Since its earliest days, Tesla has advertised itself as having self-driving cars, but speaking as a long-time Tesla driver, I can attest that this wasn’t fully true. For awhile, they only self-drove on the highway, and when you activated the car’s Autopilot, you still had to keep your hands firmly on the wheel. It was more like driving a car with an assistant than owning a car that drove itself.

Dashboard of a 2016 Tesla Model S with limited self-driving.
Dashboard of a 2016 Tesla Model S with limited self-driving.

That has changed. Over the past year, Tesla cars have gained the ability to drive themselves fully without any input from a driver. Now, I don’t need to put my hands on the wheel; I don’t need to do anything. I get in my car, put my hands in my lap, and say, “Tesla, drive me to a Mexican restaurant.” It just does it. It’ll even park itself when it gets there.

Currently, other car manufacturers have a brief window of remaining relevancy because legal restrictions have forced Tesla to institute attention monitoring. This means that while I don’t have to touch the wheel, I do have to keep my eyes on the road, or the car will pull over. So I can’t watch old Star Trek episodes while the car goes down the road or scroll through Instagram. But the car doesn’t need me anymore, and at this point, I’m watching what’s in front of me as a formality.

Davy Cricket, my current Tesla Model X, driving me home.
Davy Cricket, my current Tesla Model X, driving me home.

So Tesla is selling chauffeur-driven limos while Mercedes is selling cars without an invisible Jeeves in them. Both are the same price. It’s like asking people to keep sweeping floors with a broom when they could buy a vacuum.

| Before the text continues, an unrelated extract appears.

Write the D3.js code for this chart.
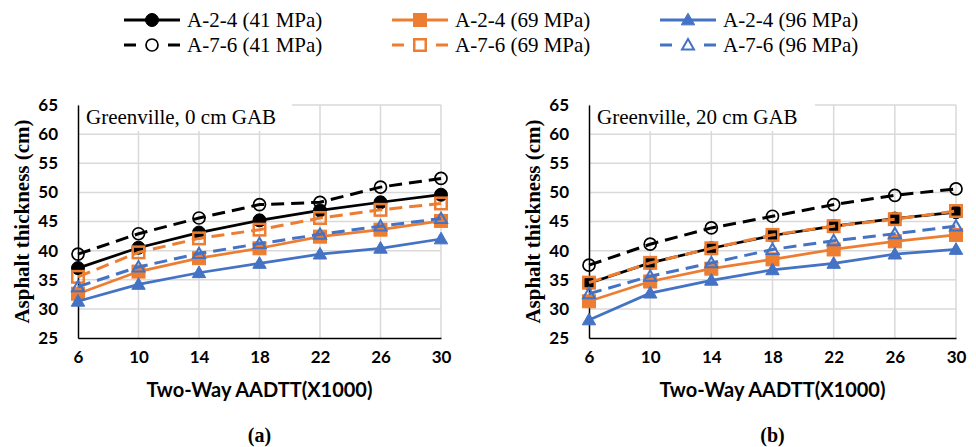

It doesn’t matter what other features your car offers. Their car comes with a free driver. No amount of comfort, stereo speakers, or fancy oak paneling trumps a car’s ability to go places without you needing to touch the wheel.

My wife drives an older Cadillac Escalade to haul around our four kids, and everything about her car is better than my Tesla Model X. It’s more comfortable, has more room, and is more pleasant to drive. But it doesn’t drive itself. I can’t own a car that doesn’t drive itself; I’d feel like a sucker and a fool.

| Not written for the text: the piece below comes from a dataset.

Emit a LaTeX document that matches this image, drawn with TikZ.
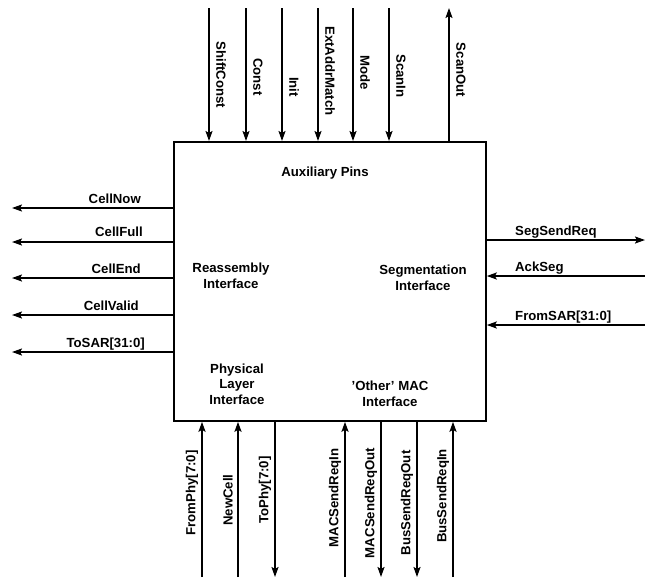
\documentclass[tikz,border=0pt]{standalone}
\usepackage{fontspec}
\setmainfont{Liberation Sans}
\usetikzlibrary{arrows.meta}
\begin{document}
\begin{tikzpicture}[x=1pt,y=-1pt,
  sig/.style={line width=1.8pt},
  tip/.style={sig,-{Stealth[length=10pt,width=7pt,inset=2pt]}},
  lbl/.style={font=\bfseries\fontsize{13.2}{14}\selectfont, inner sep=0pt},
  inner/.style={font=\bfseries\fontsize{13.2}{15.5}\selectfont, align=center, inner sep=0pt}]
\useasboundingbox (0,0) rectangle (645,579);
\node[draw, line width=1.8pt, minimum width=312pt, minimum height=279pt, anchor=north west, inner sep=0pt] (blk) at (173,141) {};
% top
\coordinate (t1) at (209,8);
\coordinate (t2) at (246,8);
\coordinate (t3) at (282,8);
\coordinate (t4) at (318,8);
\coordinate (t5) at (353,8);
\coordinate (t6) at (389,8);
\coordinate (t7) at (449,8);
\foreach \c in {t1,t2,t3,t4,t5,t6} \draw[tip] (\c) -- (\c |- blk.north);
\draw[tip] (t7 |- blk.north) -- (t7);
\node[lbl, rotate=-90] (n1) at (221,75) {ShiftConst};
\node[lbl, rotate=-90] (n2) at (258,77) {Const};
\node[lbl, rotate=-90] (n3) at (294,87) {Init};
\node[lbl, rotate=-90] (n4) at (330,71) {ExtAddrMatch};
\node[lbl, rotate=-90] (n5) at (365,73) {Mode};
\node[lbl, rotate=-90] (n6) at (401,76) {ScanIn};
\node[lbl, rotate=-90] (n7) at (461,70) {ScanOut};
% left
\coordinate (l1) at (12,208);
\coordinate (l2) at (12,242);
\coordinate (l3) at (12,278);
\coordinate (l4) at (12,315);
\coordinate (l5) at (12,352);
\foreach \c in {l1,l2,l3,l4,l5} \draw[tip] (\c -| blk.west) -- (\c);
\node[lbl, anchor=base east] (m1) at (141,203) {CellNow};
\node[lbl, anchor=base east] (m2) at (143,236) {CellFull};
\node[lbl, anchor=base east] (m3) at (141,273) {CellEnd};
\node[lbl, anchor=base east] (m4) at (139,310) {CellValid};
\node[lbl, anchor=base east] (m5) at (145,347) {ToSAR[31:0]};
% right
\coordinate (r1) at (645,240);
\coordinate (r2) at (645,276);
\coordinate (r3) at (645,325);
\draw[tip] (r1 -| blk.east) -- (r1);
\draw[tip] (r2) -- (r2 -| blk.east);
\draw[tip] (r3) -- (r3 -| blk.east);
\node[lbl, anchor=base west] (s1) at (515,235) {SegSendReq};
\node[lbl, anchor=base west] (s2) at (515,271) {AckSeg};
\node[lbl, anchor=base west] (s3) at (515,320) {FromSAR[31:0]};
% bottom
\coordinate (b1) at (202,577);
\coordinate (b2) at (238,577);
\coordinate (b3) at (275,577);
\coordinate (b4) at (345,577);
\coordinate (b5) at (381,577);
\coordinate (b6) at (417,577);
\coordinate (b7) at (453,577);
\foreach \c in {b1,b2,b4,b7} \draw[tip] (\c) -- (\c |- blk.south);
\foreach \c in {b3,b5,b6} \draw[tip] (\c |- blk.south) -- (\c);
\node[lbl, rotate=90] (p1) at (192,493) {FromPhy[7:0]};
\node[lbl, rotate=90] (p2) at (228,500) {NewCell};
\node[lbl, rotate=90] (p3) at (265,490) {ToPhy[7:0]};
\node[lbl, rotate=90] (p4) at (335,498) {MACSendReqIn};
\node[lbl, rotate=90] (p5) at (371,503) {MACSendReqOut};
\node[lbl, rotate=90] (p6) at (407,503) {BusSendReqOut};
\node[lbl, rotate=90] (p7) at (443,496) {BusSendReqIn};
% inner texts
\node[inner] (aux) at (325,173) {Auxiliary Pins};
\node[inner] (reas) at (231,276) {Reassembly\\Interface};
\node[inner] (seg) at (423,278) {Segmentation\\Interface};
\node[inner] (phy) at (237,384) {Physical\\Layer\\Interface};
\node[inner] (mac) at (390,394) {'Other' MAC\\Interface};
\end{tikzpicture}
\end{document}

What I’d feel like owning anything other than a Tesla.
What I’d feel like owning anything other than a Tesla.

Pretty soon, everyone else on the road will feel that too. The moment Tesla turns off attention monitoring (and it’s coming), you’ll start seeing Tesla drivers laughing their way through an episode of Seinfeld on their dash TV screens, while you’re stuck in traffic next to them, sweating through stop-and-go.

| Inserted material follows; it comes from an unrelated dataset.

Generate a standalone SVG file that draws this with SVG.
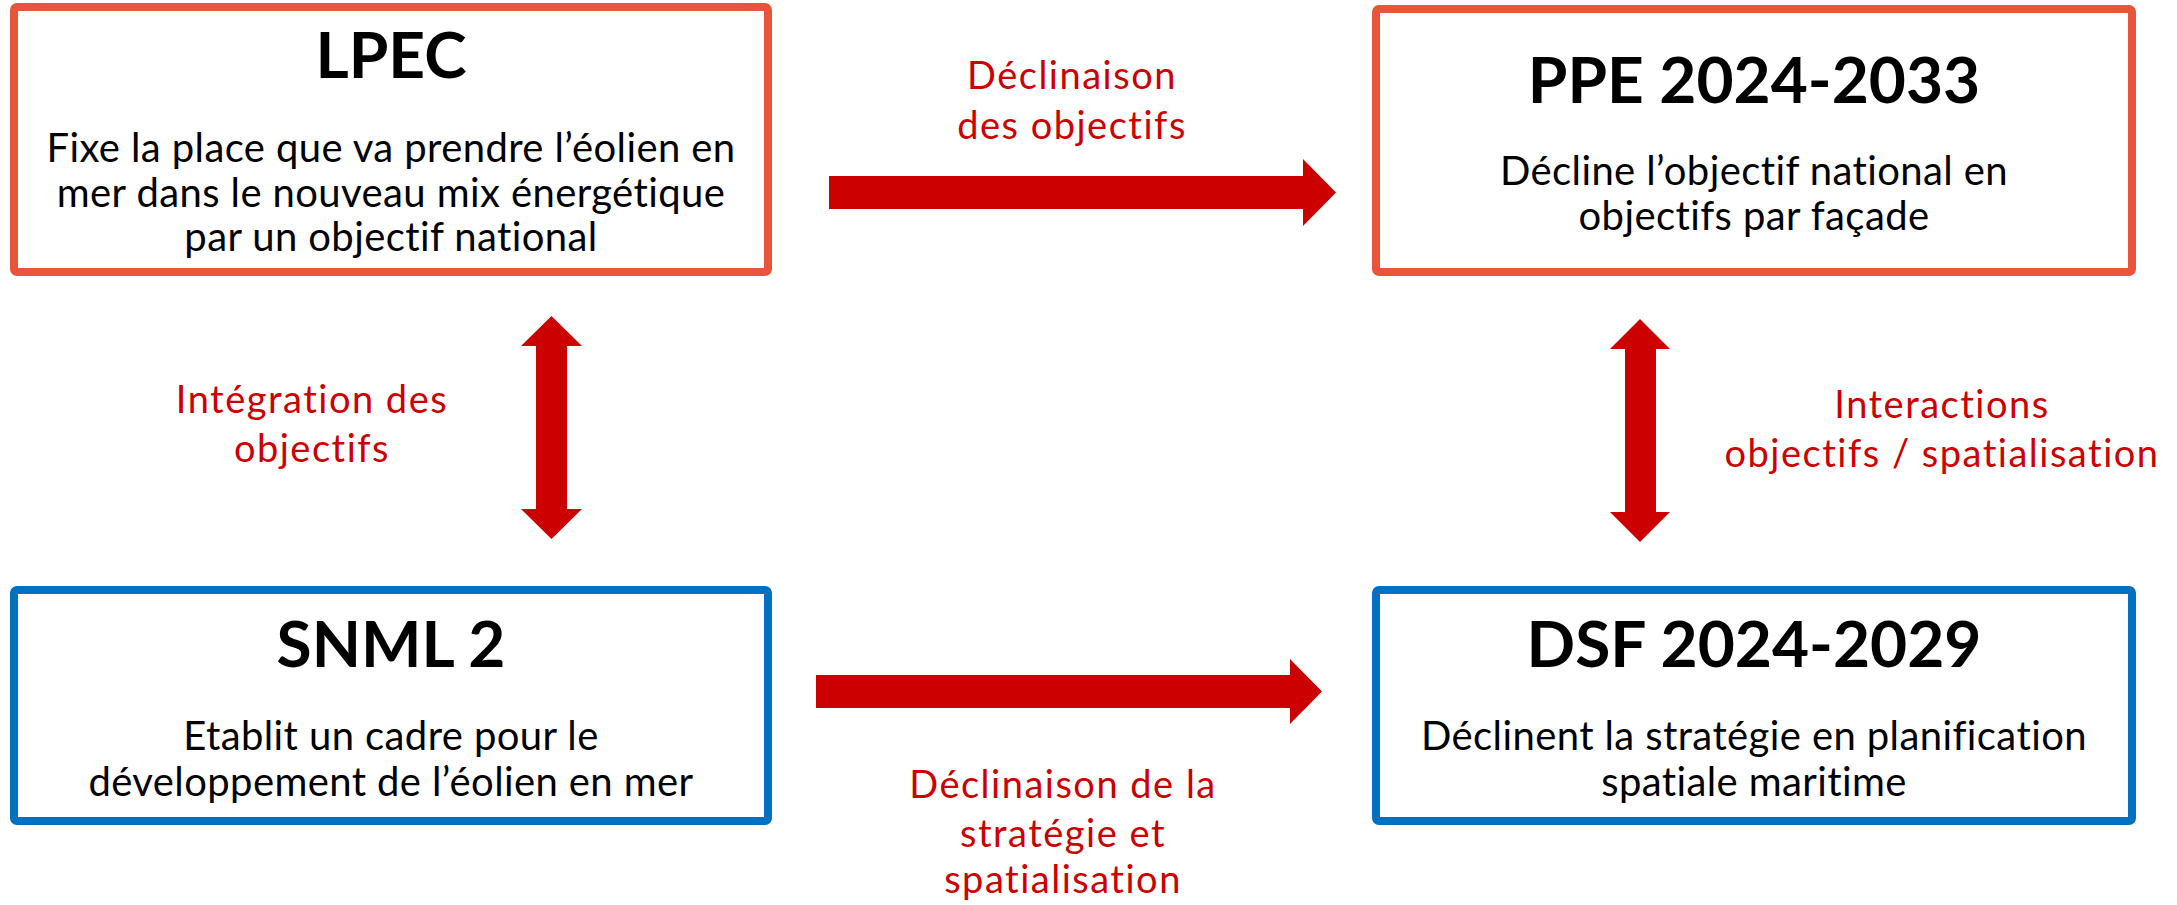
<svg xmlns="http://www.w3.org/2000/svg" width="2177" height="905" viewBox="0 0 2177 905">
<style>
.box{fill:#fff;stroke-width:8}
.orange{stroke:#E8553A}
.blue{stroke:#0070C0}
.title{font-family:Lato,"Open Sans",sans-serif;font-weight:bold;font-size:64px;fill:#000;text-anchor:middle}
.body{font-family:Lato,"Open Sans",sans-serif;font-size:40px;letter-spacing:0.4px;fill:#000;text-anchor:middle}
.lbl{font-family:Lato,"Open Sans",sans-serif;font-size:38px;letter-spacing:1.5px;fill:#CC0000;text-anchor:middle}
.arrow{fill:#CC0000}
</style>
<rect width="2177" height="905" fill="#fff"/>
<g id="lpec">
<rect class="box orange" x="14" y="7" width="754" height="265" rx="3"/>
<text class="title" x="391" y="78">LPEC</text>
<text class="body" x="391" y="162">Fixe la place que va prendre l’éolien en</text>
<text class="body" x="391" y="207">mer dans le nouveau mix énergétique</text>
<text class="body" x="391" y="251">par un objectif national</text>
</g>
<g id="ppe">
<rect class="box orange" x="1376" y="9" width="756" height="263" rx="3"/>
<text class="title" x="1754" y="103">PPE 2024-2033</text>
<text class="body" x="1754" y="185">Décline l’objectif national en</text>
<text class="body" x="1754" y="230">objectifs par façade</text>
</g>
<g id="snml">
<rect class="box blue" x="14" y="590" width="754" height="231" rx="3"/>
<text class="title" x="391" y="667">SNML 2</text>
<text class="body" x="391" y="750">Etablit un cadre pour le</text>
<text class="body" x="391" y="796">développement de l’éolien en mer</text>
</g>
<g id="dsf">
<rect class="box blue" x="1376" y="590" width="756" height="231" rx="3"/>
<text class="title" x="1754" y="667">DSF 2024-2029</text>
<text class="body" x="1754" y="750">Déclinent la stratégie en planification</text>
<text class="body" x="1754" y="796">spatiale maritime</text>
</g>
<g id="connectors">
<polygon class="arrow" points="829,176 1303,176 1303,159 1336,192.5 1303,226 1303,209 829,209"/>
<polygon class="arrow" points="816,675 1290,675 1290,659 1322,691.5 1290,724 1290,708 816,708"/>
<polygon class="arrow" points="551.5,316 582,346 567,346 567,509 582,509 551.5,539 521,509 536,509 536,346 521,346"/>
<polygon class="arrow" points="1640,319 1670,349 1656,349 1656,512 1670,512 1640,542 1610,512 1625,512 1625,349 1610,349"/>
<text class="lbl" x="1072" y="89">Déclinaison</text>
<text class="lbl" x="1072" y="139">des objectifs</text>
<text class="lbl" x="1063" y="798">Déclinaison de la</text>
<text class="lbl" x="1063" y="847">stratégie et</text>
<text class="lbl" x="1063" y="893">spatialisation</text>
<text class="lbl" x="312" y="413">Intégration des</text>
<text class="lbl" x="312" y="462">objectifs</text>
<text class="lbl" x="1942" y="418">Interactions</text>
<text class="lbl" x="1942" y="467">objectifs / spatialisation</text>
</g>
</svg>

When that day comes, other car companies are over. Done. Finished. No one else is close to having their own version of self-driving. Most have given up on trying. Meanwhile, the industry is trying to pretend that this huge thing isn’t happening, that Tesla is just another car company, and that, oh, look, things are totally normal.

Sorry, Toyota. You’re selling washboards while Tesla is selling washing machines. You’re never going to get people to be content with beating their clothes on a rock in a stream.

Exedra, my first Tesla, waiting for me to finish eating nachos in 2016.
Exedra, my first Tesla, waiting for me to finish eating nachos in 2016.

Or maybe I’m wrong. Maybe I underestimate the willingness of people to waste their time swerving around idiots when they could be working on a proposal or reading an X-Men comic. Elon Musk recently revealed that 50% of Tesla owners have never tried the self-driving function on their Teslas. Maybe they’re too afraid. Maybe they’re too stupid. But if you’re another car company, focusing on selling to self-flagellating, anxious Luddites probably isn’t a solid future business model.